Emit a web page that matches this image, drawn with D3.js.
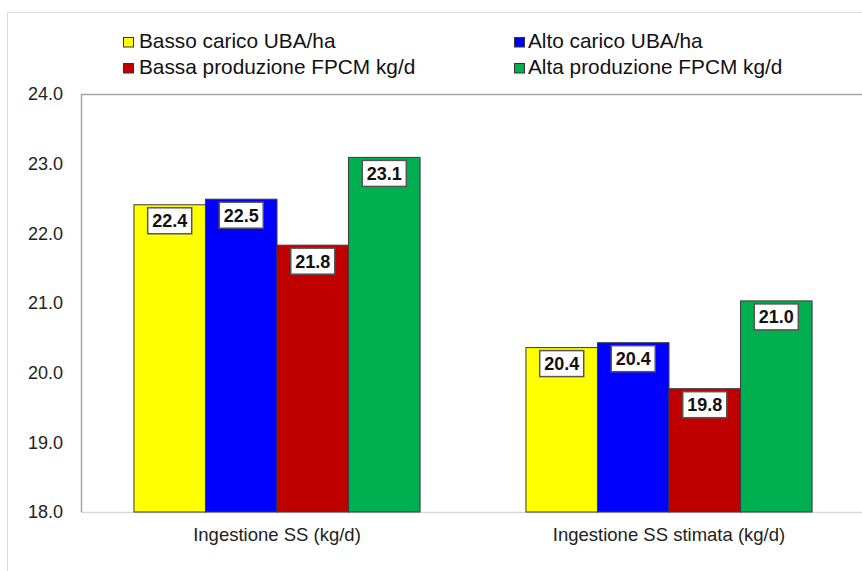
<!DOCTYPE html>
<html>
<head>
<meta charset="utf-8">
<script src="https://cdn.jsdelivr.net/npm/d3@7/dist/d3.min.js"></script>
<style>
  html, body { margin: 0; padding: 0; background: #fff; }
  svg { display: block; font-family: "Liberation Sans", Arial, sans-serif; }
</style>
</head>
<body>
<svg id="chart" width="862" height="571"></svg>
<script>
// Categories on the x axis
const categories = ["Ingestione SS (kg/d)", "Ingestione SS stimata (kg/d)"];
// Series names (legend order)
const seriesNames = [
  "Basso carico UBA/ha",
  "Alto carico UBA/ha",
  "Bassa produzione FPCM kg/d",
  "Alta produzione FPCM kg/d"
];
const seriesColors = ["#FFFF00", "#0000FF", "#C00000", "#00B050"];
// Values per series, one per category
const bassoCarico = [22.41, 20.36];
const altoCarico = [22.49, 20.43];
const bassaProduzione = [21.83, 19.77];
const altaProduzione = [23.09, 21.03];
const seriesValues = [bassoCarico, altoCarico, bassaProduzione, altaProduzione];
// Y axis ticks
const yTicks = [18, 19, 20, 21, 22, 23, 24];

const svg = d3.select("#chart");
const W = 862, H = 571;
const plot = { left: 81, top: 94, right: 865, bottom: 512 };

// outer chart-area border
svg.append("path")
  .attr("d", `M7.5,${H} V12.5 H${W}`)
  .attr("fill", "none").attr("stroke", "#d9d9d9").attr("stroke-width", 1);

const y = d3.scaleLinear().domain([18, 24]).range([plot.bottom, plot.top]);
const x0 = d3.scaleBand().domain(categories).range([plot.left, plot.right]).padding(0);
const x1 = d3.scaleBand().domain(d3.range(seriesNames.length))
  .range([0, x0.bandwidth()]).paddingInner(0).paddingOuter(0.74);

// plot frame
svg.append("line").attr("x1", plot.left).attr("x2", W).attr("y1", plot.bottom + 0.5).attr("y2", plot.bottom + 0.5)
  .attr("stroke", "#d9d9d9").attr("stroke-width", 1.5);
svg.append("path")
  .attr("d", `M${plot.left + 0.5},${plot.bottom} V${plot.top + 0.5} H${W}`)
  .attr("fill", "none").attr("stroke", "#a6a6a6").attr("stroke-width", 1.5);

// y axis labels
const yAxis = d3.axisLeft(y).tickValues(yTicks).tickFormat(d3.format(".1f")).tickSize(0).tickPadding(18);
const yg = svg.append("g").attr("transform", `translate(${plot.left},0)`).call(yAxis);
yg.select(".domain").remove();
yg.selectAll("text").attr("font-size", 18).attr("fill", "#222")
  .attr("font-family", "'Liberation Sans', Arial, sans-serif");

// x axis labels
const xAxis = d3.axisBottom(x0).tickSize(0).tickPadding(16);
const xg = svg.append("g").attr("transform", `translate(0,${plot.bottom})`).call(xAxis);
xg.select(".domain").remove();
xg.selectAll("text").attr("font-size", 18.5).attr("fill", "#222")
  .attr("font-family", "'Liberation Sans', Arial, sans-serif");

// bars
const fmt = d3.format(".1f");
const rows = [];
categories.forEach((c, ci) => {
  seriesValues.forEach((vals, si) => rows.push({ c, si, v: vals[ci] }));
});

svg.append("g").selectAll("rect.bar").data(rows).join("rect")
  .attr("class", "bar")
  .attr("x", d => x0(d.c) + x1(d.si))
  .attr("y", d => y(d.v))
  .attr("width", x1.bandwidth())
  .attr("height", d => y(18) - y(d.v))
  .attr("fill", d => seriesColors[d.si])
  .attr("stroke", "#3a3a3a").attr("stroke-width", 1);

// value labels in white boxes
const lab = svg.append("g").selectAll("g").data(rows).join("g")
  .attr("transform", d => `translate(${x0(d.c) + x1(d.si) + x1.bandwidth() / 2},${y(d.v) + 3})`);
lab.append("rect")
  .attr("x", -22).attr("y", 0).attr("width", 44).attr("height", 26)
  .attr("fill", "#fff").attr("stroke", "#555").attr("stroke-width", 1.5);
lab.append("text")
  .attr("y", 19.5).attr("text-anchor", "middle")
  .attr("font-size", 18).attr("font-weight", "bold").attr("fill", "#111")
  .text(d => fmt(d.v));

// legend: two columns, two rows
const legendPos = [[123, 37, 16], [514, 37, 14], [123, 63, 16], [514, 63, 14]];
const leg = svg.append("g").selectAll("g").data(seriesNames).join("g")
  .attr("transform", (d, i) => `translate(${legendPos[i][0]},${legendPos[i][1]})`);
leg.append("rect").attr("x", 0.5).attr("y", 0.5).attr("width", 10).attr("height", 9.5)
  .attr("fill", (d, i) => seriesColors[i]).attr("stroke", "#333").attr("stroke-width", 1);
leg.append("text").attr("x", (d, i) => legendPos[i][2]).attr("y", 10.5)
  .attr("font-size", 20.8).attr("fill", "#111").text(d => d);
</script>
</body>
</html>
________________________
__WHAT TO DO__.
Repeat the data exactly, excluding the pictures.

__THE RESULT__.
Emit a web page that matches this image, drawn with D3.js.
<!DOCTYPE html>
<html>
<head>
<meta charset="utf-8">
<script src="https://cdn.jsdelivr.net/npm/d3@7/dist/d3.min.js"></script>
<style>
  html, body { margin: 0; padding: 0; background: #fff; }
  svg { display: block; font-family: "Liberation Sans", Arial, sans-serif; }
</style>
</head>
<body>
<svg id="chart" width="862" height="571"></svg>
<script>
// Categories on the x axis
const categories = ["Ingestione SS (kg/d)", "Ingestione SS stimata (kg/d)"];
// Series names (legend order)
const seriesNames = [
  "Basso carico UBA/ha",
  "Alto carico UBA/ha",
  "Bassa produzione FPCM kg/d",
  "Alta produzione FPCM kg/d"
];
const seriesColors = ["#FFFF00", "#0000FF", "#C00000", "#00B050"];
// Values per series, one per category
const bassoCarico = [22.41, 20.36];
const altoCarico = [22.49, 20.43];
const bassaProduzione = [21.83, 19.77];
const altaProduzione = [23.09, 21.03];
const seriesValues = [bassoCarico, altoCarico, bassaProduzione, altaProduzione];
// Y axis ticks
const yTicks = [18, 19, 20, 21, 22, 23, 24];

const svg = d3.select("#chart");
const W = 862, H = 571;
const plot = { left: 81, top: 94, right: 865, bottom: 512 };

// outer chart-area border
svg.append("path")
  .attr("d", `M7.5,${H} V12.5 H${W}`)
  .attr("fill", "none").attr("stroke", "#d9d9d9").attr("stroke-width", 1);

const y = d3.scaleLinear().domain([18, 24]).range([plot.bottom, plot.top]);
const x0 = d3.scaleBand().domain(categories).range([plot.left, plot.right]).padding(0);
const x1 = d3.scaleBand().domain(d3.range(seriesNames.length))
  .range([0, x0.bandwidth()]).paddingInner(0).paddingOuter(0.74);

// plot frame
svg.append("line").attr("x1", plot.left).attr("x2", W).attr("y1", plot.bottom + 0.5).attr("y2", plot.bottom + 0.5)
  .attr("stroke", "#d9d9d9").attr("stroke-width", 1.5);
svg.append("path")
  .attr("d", `M${plot.left + 0.5},${plot.bottom} V${plot.top + 0.5} H${W}`)
  .attr("fill", "none").attr("stroke", "#a6a6a6").attr("stroke-width", 1.5);

// y axis labels
const yAxis = d3.axisLeft(y).tickValues(yTicks).tickFormat(d3.format(".1f")).tickSize(0).tickPadding(18);
const yg = svg.append("g").attr("transform", `translate(${plot.left},0)`).call(yAxis);
yg.select(".domain").remove();
yg.selectAll("text").attr("font-size", 18).attr("fill", "#222")
  .attr("font-family", "'Liberation Sans', Arial, sans-serif");

// x axis labels
const xAxis = d3.axisBottom(x0).tickSize(0).tickPadding(16);
const xg = svg.append("g").attr("transform", `translate(0,${plot.bottom})`).call(xAxis);
xg.select(".domain").remove();
xg.selectAll("text").attr("font-size", 18.5).attr("fill", "#222")
  .attr("font-family", "'Liberation Sans', Arial, sans-serif");

// bars
const fmt = d3.format(".1f");
const rows = [];
categories.forEach((c, ci) => {
  seriesValues.forEach((vals, si) => rows.push({ c, si, v: vals[ci] }));
});

svg.append("g").selectAll("rect.bar").data(rows).join("rect")
  .attr("class", "bar")
  .attr("x", d => x0(d.c) + x1(d.si))
  .attr("y", d => y(d.v))
  .attr("width", x1.bandwidth())
  .attr("height", d => y(18) - y(d.v))
  .attr("fill", d => seriesColors[d.si])
  .attr("stroke", "#3a3a3a").attr("stroke-width", 1);

// value labels in white boxes
const lab = svg.append("g").selectAll("g").data(rows).join("g")
  .attr("transform", d => `translate(${x0(d.c) + x1(d.si) + x1.bandwidth() / 2},${y(d.v) + 3})`);
lab.append("rect")
  .attr("x", -22).attr("y", 0).attr("width", 44).attr("height", 26)
  .attr("fill", "#fff").attr("stroke", "#555").attr("stroke-width", 1.5);
lab.append("text")
  .attr("y", 19.5).attr("text-anchor", "middle")
  .attr("font-size", 18).attr("font-weight", "bold").attr("fill", "#111")
  .text(d => fmt(d.v));

// legend: two columns, two rows
const legendPos = [[123, 37, 16], [514, 37, 14], [123, 63, 16], [514, 63, 14]];
const leg = svg.append("g").selectAll("g").data(seriesNames).join("g")
  .attr("transform", (d, i) => `translate(${legendPos[i][0]},${legendPos[i][1]})`);
leg.append("rect").attr("x", 0.5).attr("y", 0.5).attr("width", 10).attr("height", 9.5)
  .attr("fill", (d, i) => seriesColors[i]).attr("stroke", "#333").attr("stroke-width", 1);
leg.append("text").attr("x", (d, i) => legendPos[i][2]).attr("y", 10.5)
  .attr("font-size", 20.8).attr("fill", "#111").text(d => d);
</script>
</body>
</html>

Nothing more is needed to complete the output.